** WHAT YOU HAVE TO DO **
Using the data beneath, show every line that includes the word "this".

** DATASET **
◆ ◆ ◆ ◆ ◆
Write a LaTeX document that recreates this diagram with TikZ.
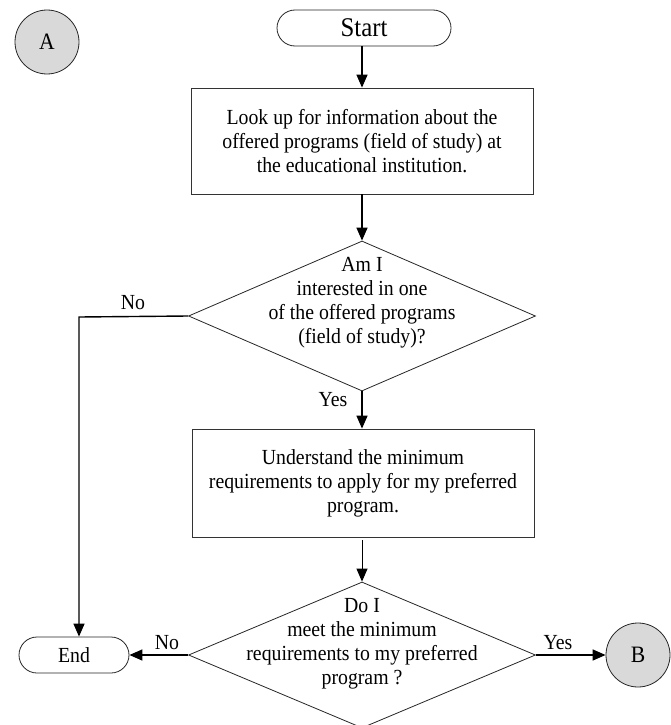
◆ ◆ ◆ ◆ ◆
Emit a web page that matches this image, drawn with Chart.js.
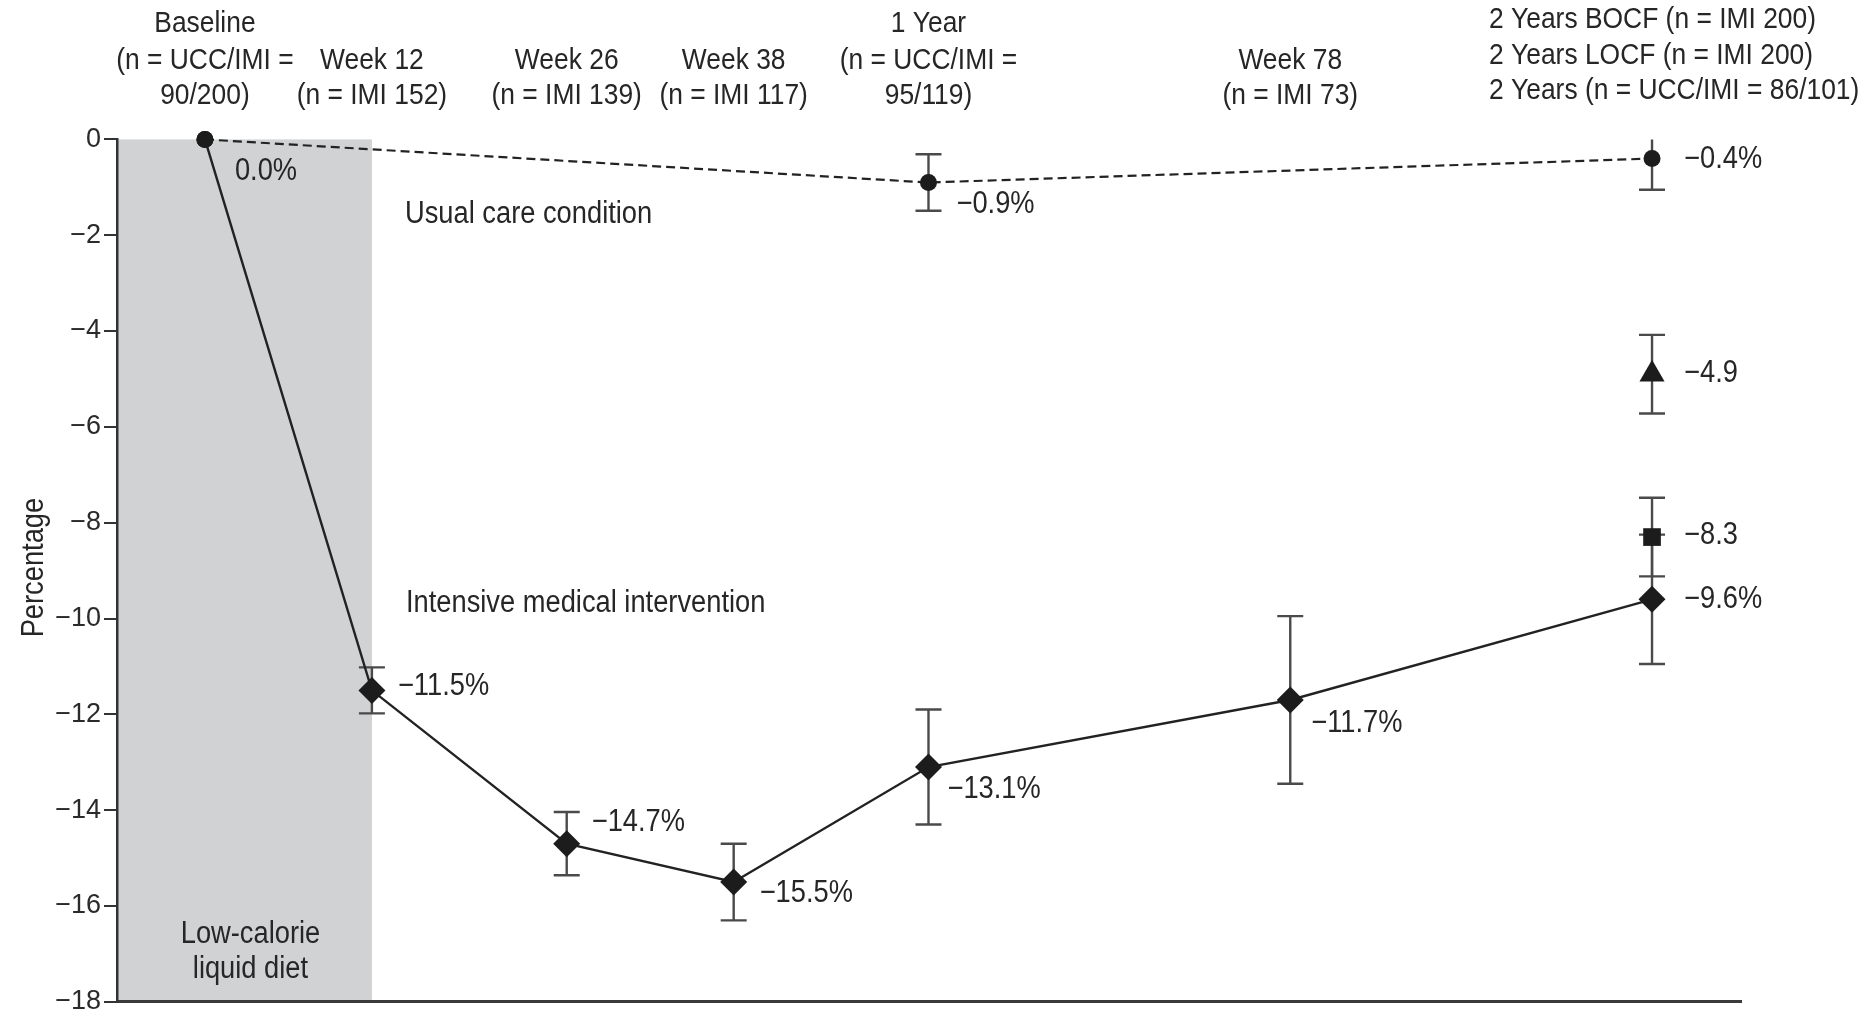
◆ ◆ ◆ ◆ ◆
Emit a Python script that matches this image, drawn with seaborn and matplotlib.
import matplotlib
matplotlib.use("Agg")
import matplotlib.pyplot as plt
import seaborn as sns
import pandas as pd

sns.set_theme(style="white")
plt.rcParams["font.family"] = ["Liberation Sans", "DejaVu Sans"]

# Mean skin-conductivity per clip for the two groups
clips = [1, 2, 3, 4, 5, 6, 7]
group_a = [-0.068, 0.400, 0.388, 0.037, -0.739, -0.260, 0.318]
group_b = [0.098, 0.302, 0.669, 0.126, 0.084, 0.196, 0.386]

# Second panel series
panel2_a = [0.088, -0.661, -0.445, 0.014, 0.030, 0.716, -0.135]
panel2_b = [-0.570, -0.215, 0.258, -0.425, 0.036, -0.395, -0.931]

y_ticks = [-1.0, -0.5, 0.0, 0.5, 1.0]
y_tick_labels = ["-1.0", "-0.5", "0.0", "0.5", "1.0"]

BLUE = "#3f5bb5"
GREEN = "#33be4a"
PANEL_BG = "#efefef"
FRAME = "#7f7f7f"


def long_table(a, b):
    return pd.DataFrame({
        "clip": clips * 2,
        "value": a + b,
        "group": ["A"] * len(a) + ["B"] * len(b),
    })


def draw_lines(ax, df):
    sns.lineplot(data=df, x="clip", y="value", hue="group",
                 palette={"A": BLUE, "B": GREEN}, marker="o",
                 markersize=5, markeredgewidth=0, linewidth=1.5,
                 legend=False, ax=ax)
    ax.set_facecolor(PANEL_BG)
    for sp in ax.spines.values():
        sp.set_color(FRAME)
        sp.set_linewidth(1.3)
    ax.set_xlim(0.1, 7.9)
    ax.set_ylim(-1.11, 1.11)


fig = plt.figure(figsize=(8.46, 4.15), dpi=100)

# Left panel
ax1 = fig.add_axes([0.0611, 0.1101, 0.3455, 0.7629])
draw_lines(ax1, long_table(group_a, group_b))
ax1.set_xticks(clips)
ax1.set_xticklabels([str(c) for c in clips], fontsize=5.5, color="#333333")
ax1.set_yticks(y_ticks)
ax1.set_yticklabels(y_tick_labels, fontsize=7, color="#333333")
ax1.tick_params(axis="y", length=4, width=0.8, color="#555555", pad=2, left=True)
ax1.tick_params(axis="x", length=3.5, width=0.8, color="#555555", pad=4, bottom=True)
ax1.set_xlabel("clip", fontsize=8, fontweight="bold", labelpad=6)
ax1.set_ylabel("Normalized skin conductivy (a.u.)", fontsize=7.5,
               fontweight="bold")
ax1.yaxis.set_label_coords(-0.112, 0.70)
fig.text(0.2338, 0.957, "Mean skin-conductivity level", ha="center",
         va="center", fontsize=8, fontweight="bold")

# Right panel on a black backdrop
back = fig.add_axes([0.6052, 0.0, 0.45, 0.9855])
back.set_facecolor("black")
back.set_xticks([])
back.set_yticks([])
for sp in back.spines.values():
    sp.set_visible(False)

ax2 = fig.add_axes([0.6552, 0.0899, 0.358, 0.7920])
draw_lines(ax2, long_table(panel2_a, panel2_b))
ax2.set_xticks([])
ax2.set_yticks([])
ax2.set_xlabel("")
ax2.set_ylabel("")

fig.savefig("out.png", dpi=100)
◆ ◆ ◆ ◆ ◆
** IN RESPONSE **
Write a LaTeX document that recreates this diagram with TikZ.
Emit a web page that matches this image, drawn with Chart.js.
Emit a Python script that matches this image, drawn with seaborn and matplotlib.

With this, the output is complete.